• **Short problem**: Extract word for word the lines of the listing from its start to the line holding "E_MIN_EXP, E_MAX_EXP = -2, 5", both ends kept; pictures are not part of the copy.

• **Information provided**:
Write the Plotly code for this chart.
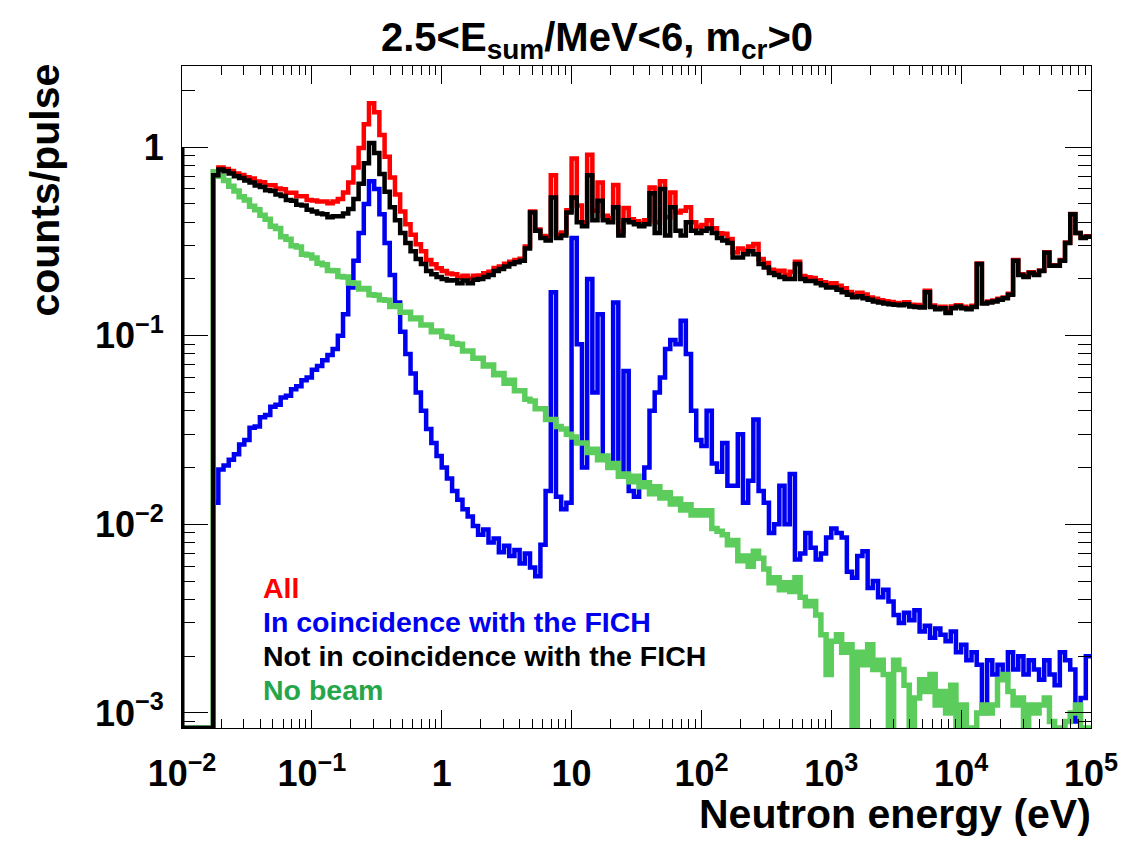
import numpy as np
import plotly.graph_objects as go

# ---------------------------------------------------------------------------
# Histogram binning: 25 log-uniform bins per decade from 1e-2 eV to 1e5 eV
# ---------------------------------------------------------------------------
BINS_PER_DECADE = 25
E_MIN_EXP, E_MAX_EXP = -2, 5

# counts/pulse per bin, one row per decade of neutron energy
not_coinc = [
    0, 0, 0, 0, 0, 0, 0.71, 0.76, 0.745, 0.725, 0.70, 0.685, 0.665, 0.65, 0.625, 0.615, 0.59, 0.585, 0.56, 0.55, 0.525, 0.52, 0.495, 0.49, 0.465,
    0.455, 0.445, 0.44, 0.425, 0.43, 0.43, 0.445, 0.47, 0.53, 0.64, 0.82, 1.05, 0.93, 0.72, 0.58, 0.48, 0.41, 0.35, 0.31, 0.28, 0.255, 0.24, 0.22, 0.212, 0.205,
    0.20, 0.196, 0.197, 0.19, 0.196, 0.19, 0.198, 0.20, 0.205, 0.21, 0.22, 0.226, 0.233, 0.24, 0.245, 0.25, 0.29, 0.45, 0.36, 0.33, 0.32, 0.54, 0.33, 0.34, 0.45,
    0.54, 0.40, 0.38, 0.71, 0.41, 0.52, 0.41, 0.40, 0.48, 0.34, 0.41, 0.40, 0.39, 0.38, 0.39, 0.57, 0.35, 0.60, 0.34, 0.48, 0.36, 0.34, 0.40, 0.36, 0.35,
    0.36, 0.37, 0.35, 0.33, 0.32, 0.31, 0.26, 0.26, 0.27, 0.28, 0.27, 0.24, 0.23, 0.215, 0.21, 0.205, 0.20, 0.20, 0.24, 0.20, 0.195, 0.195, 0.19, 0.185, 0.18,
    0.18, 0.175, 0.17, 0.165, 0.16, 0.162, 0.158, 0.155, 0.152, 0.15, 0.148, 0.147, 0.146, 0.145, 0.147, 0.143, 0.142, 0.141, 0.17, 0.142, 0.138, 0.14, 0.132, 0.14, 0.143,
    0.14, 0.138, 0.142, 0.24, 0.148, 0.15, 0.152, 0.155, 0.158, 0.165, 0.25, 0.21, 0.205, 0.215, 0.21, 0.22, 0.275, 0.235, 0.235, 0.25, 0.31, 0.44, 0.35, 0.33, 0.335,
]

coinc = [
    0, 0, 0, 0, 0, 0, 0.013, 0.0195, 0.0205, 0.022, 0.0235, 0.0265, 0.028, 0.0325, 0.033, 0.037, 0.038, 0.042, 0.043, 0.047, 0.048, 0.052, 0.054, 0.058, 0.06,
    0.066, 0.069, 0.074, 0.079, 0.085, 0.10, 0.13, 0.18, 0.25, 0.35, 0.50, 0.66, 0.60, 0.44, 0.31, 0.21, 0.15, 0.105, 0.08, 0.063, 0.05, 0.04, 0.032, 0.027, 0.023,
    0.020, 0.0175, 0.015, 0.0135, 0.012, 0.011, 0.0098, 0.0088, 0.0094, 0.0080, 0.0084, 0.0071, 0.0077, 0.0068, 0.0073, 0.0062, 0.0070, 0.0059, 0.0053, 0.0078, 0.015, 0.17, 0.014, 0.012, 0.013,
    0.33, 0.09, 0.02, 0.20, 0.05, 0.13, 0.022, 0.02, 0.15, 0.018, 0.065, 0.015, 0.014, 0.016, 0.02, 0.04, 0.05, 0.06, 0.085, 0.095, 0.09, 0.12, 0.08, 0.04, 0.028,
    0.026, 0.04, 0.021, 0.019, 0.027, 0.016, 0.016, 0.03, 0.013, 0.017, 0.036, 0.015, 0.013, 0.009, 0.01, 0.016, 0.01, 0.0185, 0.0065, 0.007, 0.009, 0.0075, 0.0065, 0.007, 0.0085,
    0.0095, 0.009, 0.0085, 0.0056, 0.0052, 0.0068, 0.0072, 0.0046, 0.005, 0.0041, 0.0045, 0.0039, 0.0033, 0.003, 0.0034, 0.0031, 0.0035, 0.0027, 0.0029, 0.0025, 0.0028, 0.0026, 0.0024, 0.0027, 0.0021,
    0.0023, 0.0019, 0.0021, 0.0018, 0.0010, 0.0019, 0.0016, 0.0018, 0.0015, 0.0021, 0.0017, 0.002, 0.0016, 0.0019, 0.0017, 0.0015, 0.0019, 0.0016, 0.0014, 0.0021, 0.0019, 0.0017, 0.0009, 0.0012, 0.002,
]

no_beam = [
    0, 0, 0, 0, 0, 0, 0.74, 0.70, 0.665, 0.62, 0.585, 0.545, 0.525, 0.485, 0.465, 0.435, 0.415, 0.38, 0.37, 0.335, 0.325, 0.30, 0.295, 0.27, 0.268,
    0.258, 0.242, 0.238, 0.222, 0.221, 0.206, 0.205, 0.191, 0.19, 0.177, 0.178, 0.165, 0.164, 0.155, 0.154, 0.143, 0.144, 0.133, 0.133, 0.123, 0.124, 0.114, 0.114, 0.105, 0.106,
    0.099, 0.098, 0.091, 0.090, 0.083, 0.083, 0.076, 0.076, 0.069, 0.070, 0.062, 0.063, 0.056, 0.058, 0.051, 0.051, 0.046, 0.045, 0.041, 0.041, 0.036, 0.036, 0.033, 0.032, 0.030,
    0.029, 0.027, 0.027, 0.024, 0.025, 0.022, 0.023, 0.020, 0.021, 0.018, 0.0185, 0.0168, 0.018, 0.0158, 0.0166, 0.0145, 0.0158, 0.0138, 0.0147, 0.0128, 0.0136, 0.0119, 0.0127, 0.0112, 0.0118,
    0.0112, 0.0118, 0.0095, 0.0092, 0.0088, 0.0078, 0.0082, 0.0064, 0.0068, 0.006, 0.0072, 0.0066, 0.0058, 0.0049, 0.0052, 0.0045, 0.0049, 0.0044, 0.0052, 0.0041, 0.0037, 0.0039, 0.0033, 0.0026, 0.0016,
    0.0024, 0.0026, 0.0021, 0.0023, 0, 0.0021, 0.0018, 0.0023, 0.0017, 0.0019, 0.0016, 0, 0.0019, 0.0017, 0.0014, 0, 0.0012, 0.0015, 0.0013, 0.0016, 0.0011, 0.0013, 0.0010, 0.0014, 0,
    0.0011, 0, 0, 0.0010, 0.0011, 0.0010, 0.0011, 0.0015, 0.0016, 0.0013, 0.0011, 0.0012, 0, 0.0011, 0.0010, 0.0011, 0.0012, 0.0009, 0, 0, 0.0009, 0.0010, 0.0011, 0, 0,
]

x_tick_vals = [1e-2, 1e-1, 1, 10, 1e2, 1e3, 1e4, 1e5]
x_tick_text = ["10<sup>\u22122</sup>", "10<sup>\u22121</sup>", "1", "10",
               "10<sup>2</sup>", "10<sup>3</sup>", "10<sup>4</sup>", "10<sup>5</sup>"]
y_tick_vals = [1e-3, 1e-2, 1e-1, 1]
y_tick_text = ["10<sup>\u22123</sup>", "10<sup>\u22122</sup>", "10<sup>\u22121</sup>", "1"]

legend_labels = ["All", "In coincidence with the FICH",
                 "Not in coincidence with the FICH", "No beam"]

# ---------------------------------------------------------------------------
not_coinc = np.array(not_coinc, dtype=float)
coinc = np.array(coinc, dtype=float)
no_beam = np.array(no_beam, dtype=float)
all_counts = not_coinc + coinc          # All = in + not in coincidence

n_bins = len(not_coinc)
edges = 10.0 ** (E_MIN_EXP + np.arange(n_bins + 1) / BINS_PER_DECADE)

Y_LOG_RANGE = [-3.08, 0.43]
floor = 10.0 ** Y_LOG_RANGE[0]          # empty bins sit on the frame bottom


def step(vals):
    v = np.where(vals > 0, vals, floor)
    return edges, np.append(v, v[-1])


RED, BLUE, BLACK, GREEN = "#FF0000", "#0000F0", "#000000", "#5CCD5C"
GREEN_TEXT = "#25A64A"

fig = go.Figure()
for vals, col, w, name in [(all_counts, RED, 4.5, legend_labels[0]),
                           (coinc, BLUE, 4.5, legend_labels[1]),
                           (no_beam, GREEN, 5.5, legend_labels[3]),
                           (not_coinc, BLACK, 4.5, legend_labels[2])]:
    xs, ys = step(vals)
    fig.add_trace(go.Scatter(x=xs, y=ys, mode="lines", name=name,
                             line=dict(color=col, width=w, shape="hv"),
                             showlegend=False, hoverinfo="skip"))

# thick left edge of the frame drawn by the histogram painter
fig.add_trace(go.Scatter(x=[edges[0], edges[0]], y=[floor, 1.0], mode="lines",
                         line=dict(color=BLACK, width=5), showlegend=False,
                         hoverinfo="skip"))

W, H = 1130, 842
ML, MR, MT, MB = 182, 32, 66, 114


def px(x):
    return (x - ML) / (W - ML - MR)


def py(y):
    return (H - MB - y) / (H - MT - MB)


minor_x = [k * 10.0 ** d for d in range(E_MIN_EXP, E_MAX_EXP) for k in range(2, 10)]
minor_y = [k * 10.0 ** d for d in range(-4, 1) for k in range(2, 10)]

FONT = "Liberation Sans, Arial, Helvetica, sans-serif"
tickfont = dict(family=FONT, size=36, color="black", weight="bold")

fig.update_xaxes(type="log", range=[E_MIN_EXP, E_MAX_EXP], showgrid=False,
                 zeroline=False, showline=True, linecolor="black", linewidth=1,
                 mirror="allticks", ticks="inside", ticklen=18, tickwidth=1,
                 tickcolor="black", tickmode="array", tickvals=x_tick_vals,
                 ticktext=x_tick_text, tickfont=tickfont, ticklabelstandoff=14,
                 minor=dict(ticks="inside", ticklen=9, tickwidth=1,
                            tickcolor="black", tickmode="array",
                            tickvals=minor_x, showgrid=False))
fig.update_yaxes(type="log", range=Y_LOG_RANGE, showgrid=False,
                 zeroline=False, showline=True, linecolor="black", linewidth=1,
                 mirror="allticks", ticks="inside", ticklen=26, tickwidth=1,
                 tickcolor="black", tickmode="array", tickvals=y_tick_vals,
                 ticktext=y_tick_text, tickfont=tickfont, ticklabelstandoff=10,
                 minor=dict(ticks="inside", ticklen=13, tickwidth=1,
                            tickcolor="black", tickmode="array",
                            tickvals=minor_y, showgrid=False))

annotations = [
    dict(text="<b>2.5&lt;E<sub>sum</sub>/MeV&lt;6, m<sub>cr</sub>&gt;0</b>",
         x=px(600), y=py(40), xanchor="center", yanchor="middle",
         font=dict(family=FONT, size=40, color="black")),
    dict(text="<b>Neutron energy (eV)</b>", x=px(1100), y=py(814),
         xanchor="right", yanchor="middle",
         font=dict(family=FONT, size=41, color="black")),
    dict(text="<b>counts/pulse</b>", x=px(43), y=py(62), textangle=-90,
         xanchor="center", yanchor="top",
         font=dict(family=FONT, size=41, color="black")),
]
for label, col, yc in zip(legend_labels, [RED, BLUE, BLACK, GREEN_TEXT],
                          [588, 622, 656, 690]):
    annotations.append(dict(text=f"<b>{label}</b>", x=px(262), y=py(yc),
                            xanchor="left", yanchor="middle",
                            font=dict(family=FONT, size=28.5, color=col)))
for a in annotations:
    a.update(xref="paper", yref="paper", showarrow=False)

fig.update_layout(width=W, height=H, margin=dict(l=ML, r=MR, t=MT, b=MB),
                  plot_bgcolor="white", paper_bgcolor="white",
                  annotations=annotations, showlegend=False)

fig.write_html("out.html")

• **Solution to the problem**:
Write the Plotly code for this chart.
import numpy as np
import plotly.graph_objects as go

# ---------------------------------------------------------------------------
# Histogram binning: 25 log-uniform bins per decade from 1e-2 eV to 1e5 eV
# ---------------------------------------------------------------------------
BINS_PER_DECADE = 25
E_MIN_EXP, E_MAX_EXP = -2, 5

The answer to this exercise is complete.